Canadians paying a lot more for legal weed than the black market
Canadians are paying nearly 50 per cent more for legal cannabis compared to illegal sources, according to an analysis of price quotes by Canada’s national statistics agency. Statistics Canada found that the average price paid for dried cannabis from legal suppliers was $9.70 a gram. That was 49 per cent more than the average price for a gram of dried cannabis purchased from illegal suppliers of $6.51. The price of cannabis in Canada is expected to fall in the coming years, mirroring similar moves in U.S. states where pot is legal, as more supply comes online and licensed producers compete with the black market.
Constellation Brands down on weak outlook; Canopy soars after analyst report
Shares of Constellation Brands plunged about 10 per cent Wednesday, the most since 2013, after the alcohol giant cut its profit outlook and signaled slowing growth in its beer business. In its latest earnings report, Constellation said it expects a decline in profit and sales from its wine and spirits business for the current fiscal year, as well as higher interest expenses from its $5-billion investment in Canopy Growth. Meanwhile, Canopy’s shares shot up as much as 12 per cent Wednesday after Piper Jaffray initiated coverage on the Canadian cannabis company with an overweight rating and US$40 price target on the company’s stock.
Alberta pot store license suspension could cost retailers $13M in lost leases, thousands of jobs
Alberta’s move to suspend new licenses for cannabis retail stores could cost $13 million in lost leases and up to 1,800 lost jobs, according to a study by the Alberta Cannabis Collective. Alberta’s cannabis regulator suspended issuing store licences in November to better manage a reduced supply of legal pot across the country. The province has approved 65 cannabis stores throughout Alberta. Meanwhile, Ontario ended its three-day application window on Wednesday to participate in a closely-watched lottery that will determine who will be awarded 25 licenses to open up pot shops in the province.

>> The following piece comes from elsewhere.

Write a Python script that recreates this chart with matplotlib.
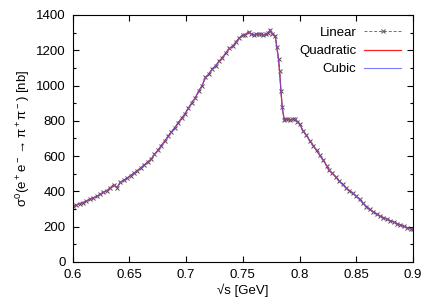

Former MedMen board member sues company for alleged breach of fiduciary duty
A former MedMen board member and a major shareholder are suing the U.S.-based cannabis retailer and pot producer for alleged breaches of fiduciary duty, including several allegations of self-dealing from the company’s senior executives. Brent Cox, who served on MedMen’s board from March 2016 to March 2018, and Omar Mangalji, who holds about a 10 per cent stake in MedMen’s management company, filed a lawsuit detailing their complaint at the Superior Court of Los Angeles in Santa Monica on Wednesday. MedMen representatives have not responded for comment to the lawsuit’s allegations.